MD: Sexual harassment is a mix of a lot of things. It’s very hard to get married in Egypt because it costs too much money. And it’s impossible to have sex before marriage, because people are very religious – Christians and Muslims – in Egypt. The Gallop Institute said Egypt is the most religious country in the world. So you figure that puberty is 16 years of age, and the average age of marriage is 35, so there’s a 20-year gap.

Given the provocative world that we live in -- everything is sold by sex – the average man in the world thinks of sex 500 times a day. Just imagine a guy who isn’t going to have sex for 20 years. Because of all that frustration, you need someone to blame. Ninety-nine percent of men blame women and say they are asking for it, they want it. It starts on a small scale, and this idea spreads in the collective mind. Even men who are not frustrated, even a kid who hits girls.

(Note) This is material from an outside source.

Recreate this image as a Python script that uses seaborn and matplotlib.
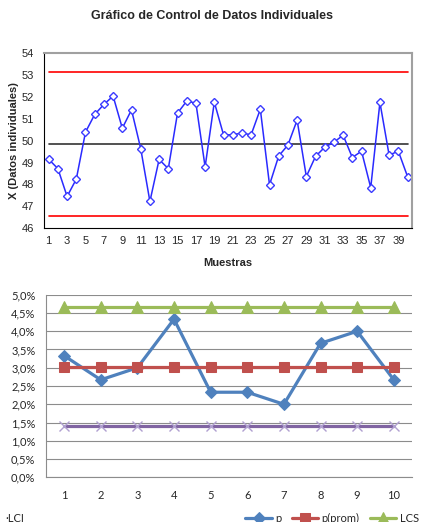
import matplotlib
matplotlib.use('Agg')
import matplotlib.pyplot as plt
import seaborn as sns
import numpy as np

# Top chart data: individual values
muestras = list(range(1, 41))
datos = [49.15, 48.72, 47.45, 48.24, 50.39, 51.20, 51.66, 52.04, 50.57, 51.41,
         49.64, 47.22, 49.14, 48.72, 51.26, 51.81, 51.72, 48.80, 51.76, 50.27,
         50.27, 50.35, 50.27, 51.44, 47.98, 49.30, 49.80, 50.94, 48.36, 49.28,
         49.70, 49.93, 50.25, 49.23, 49.52, 47.85, 51.75, 49.34, 49.52, 48.36]
ucl = 53.13
centro = 49.85
lcl = 46.57

# Bottom chart data: proportions (%)
lotes = list(range(1, 11))
p = [3.33, 2.67, 3.00, 4.33, 2.33, 2.33, 2.00, 3.67, 4.00, 2.67]
p_prom = 3.03
lcs = 4.66
lci = 1.41
yticks_p = [0.0, 0.5, 1.0, 1.5, 2.0, 2.5, 3.0, 3.5, 4.0, 4.5, 5.0]
ytick_labels_p = ['0,0%', '0,5%', '1,0%', '1,5%', '2,0%', '2,5%', '3,0%',
                  '3,5%', '4,0%', '4,5%', '5,0%']

sns.set_style('white')
plt.rcParams['font.family'] = ['Liberation Sans', 'DejaVu Sans']

fig = plt.figure(figsize=(4.24, 5.22), dpi=100)

# 1 - Individual values chart
ax1 = fig.add_axes([0.104, 0.563, 0.868, 0.335])
sns.lineplot(x=muestras, y=[ucl] * 40, color='#ff0000', lw=1.2, ax=ax1)
sns.lineplot(x=muestras, y=[lcl] * 40, color='#ff0000', lw=1.2, ax=ax1)
sns.lineplot(x=muestras, y=[centro] * 40, color='#333333', lw=1.2, ax=ax1)
sns.lineplot(x=muestras, y=datos, color='#2a2aff', lw=1.1, marker='D', ms=4.5,
             markerfacecolor='white', markeredgecolor='#3b3bff', markeredgewidth=1.0, ax=ax1)
ax1.set_xlim(0.5, 40.5)
ax1.set_ylim(46, 54)
ax1.set_yticks(range(46, 55))
ax1.set_xticks(np.arange(0.5, 41, 1))
ax1.set_xticklabels([])
ax1.set_xticks(muestras[::2], minor=True)
ax1.set_xticklabels([str(m) for m in muestras[::2]], minor=True)
ax1.tick_params(axis='x', which='major', direction='out', length=4, color='black', width=0.8)
ax1.tick_params(axis='x', which='minor', length=0, labelsize=8, pad=6)
ax1.tick_params(axis='y', direction='out', length=4, color='black', width=0.8, labelsize=8)
ax1.spines['left'].set_color('black')
ax1.spines['bottom'].set_color('black')
ax1.spines['top'].set_color('#a0a0a0')
ax1.spines['right'].set_color('#a0a0a0')
ax1.spines['right'].set_linewidth(1.5)
ax1.spines['top'].set_linewidth(1.5)
ax1.set_xlabel('Muestras', fontsize=8, fontweight='bold', labelpad=8)
ax1.set_ylabel('X (Datos individuales)', fontsize=8, fontweight='bold', labelpad=2)
fig.text(0.5, 0.97, 'Gráfico de Control de Datos Individuales', ha='center', va='center',
         fontsize=9, fontweight='bold')

# 2 - Proportion chart
ax2 = fig.add_axes([0.108, 0.0856, 0.864, 0.3498])
l_p = sns.lineplot(x=lotes, y=p, color='#4f81bd', lw=2.3, marker='D', ms=6,
                   markeredgecolor='#4f81bd', ax=ax2, label='p')
sns.lineplot(x=lotes, y=[p_prom] * 10, color='#c0504d', lw=2.3, marker='s', ms=7,
             markeredgecolor='#c0504d', ax=ax2, label='p(prom)')
sns.lineplot(x=lotes, y=[lcs] * 10, color='#9bbb59', lw=2.3, marker='^', ms=8,
             markeredgecolor='#9bbb59', ax=ax2, label='LCS')
sns.lineplot(x=lotes, y=[lci] * 10, color='#8064a2', lw=2.3, marker='x', ms=7,
             markeredgecolor='#b0a0d0', markeredgewidth=1.0, ax=ax2, label='LCI')
ax2.set_xlim(0.5, 10.5)
ax2.set_ylim(0, 5)
ax2.set_yticks(yticks_p)
ax2.set_yticklabels(ytick_labels_p, family=['Lato', 'DejaVu Sans'])
ax2.yaxis.grid(True, color='#8c8c8c', lw=0.8)
ax2.set_axisbelow(True)
ax2.set_xticks(np.arange(0.5, 11, 1))
ax2.set_xticklabels([])
ax2.set_xticks(lotes, minor=True)
ax2.set_xticklabels([str(l) for l in lotes], minor=True, family=['Lato', 'DejaVu Sans'])
ax2.tick_params(axis='x', which='major', direction='out', length=4, color='#8c8c8c', width=0.8)
ax2.tick_params(axis='x', which='minor', length=0, labelsize=8, pad=9)
ax2.tick_params(axis='y', direction='out', length=4, color='#8c8c8c', width=0.8, labelsize=8)
for s in ['top', 'right']:
    ax2.spines[s].set_visible(False)
for s in ['left', 'bottom']:
    ax2.spines[s].set_color('#8c8c8c')
    ax2.spines[s].set_linewidth(0.8)
ax2.set_xlabel('')
ax2.set_ylabel('')

handles, labels = ax2.get_legend_handles_labels()
ax2.get_legend().remove()
fig.legend(handles, labels, loc='center left', bbox_to_anchor=(0.555, 0.007), ncol=4,
           frameon=False, fontsize=8, handlelength=2.4, handletextpad=0.3,
           columnspacing=0.9, prop={'family': ['Lato', 'DejaVu Sans'], 'size': 8})
fig.text(0.012, 0.007, '·LCI', ha='left', va='center', fontsize=8, family=['Lato', 'DejaVu Sans'])

fig.savefig('out.png', dpi=100)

Q: One of the most powerful moments in the movie is when the women argue among themselves, and Fayza accuses the other two of drawing harassment with their risqué appearance. She’s in turn taken to task for her “backward” thinking. How did you arrive at this scene?

MD: I had so many criticisms from so many camps on this. The meaning of this scene is that women condemn women. It comes from ignorance, fear and oppression. The “Six, Seven, Eight” of the movie title is the number of the bus that Fayza takes, but it also refers to the list of things we mentioned in the trailer that are problems with the society. We listed: One: poverty; two: ignorance; three: oppression; four: aggression; five: fear; six: injustice; and seven, eight and so on, stuff like this. Every one of these is what led to sexual harassment. And if you remove the word “sexual harassment,” you’re going to get the five or six causes of the revolution.

Q: Was there sexual harassment during the revolution?

MD: In Tahrir Square, we were all united and we were all healed from this problem. It was so crowded you couldn’t see below your waist. But no one was touching anyone. The revolution washed this. What happened in these 18 days was that it created a new breed of Egyptians who believed that anything is possible, who are utopic, who respect women’s rights, who are honest, clean, everything. But this isn’t everyone; this is one third of the country, those who participated in the revolution. if we changed this amount of people in 18 days, imagine what we can do in one or two years.

Q: You helped launch a viral video campaign to oppose the constitutional amendments, a first in Egypt. The Egyptian people voted in favor, whereas your campaign advocates postponing elections to allow new parties to get organized. What’s at stake, and what’s next on your agenda?

MD: The people who made the revolution are liberal, moderate. If we lose and we didn’t show people that our take on the revolution is successful and is going to improve their lives, then someone else’s view is going to prevail. Usually it’s an extremist party. We’ve just got to get it right and we need help. Help on the economic front is the most important help.

We’re organizing a tour here to Egypt. We’re inviting celebrities like U2 and Oprah -- we’ve just met with John Kerry, with the foreign ministry of Russia, and we’re meeting with Bill Gates -- and we’re making this huge festival, in June. I’m inviting everyone to come to Egypt, and to invest there. If the economy is not strong, you are asking for a new Hitler. Not necessarily the Muslim Brotherhood – any extremist.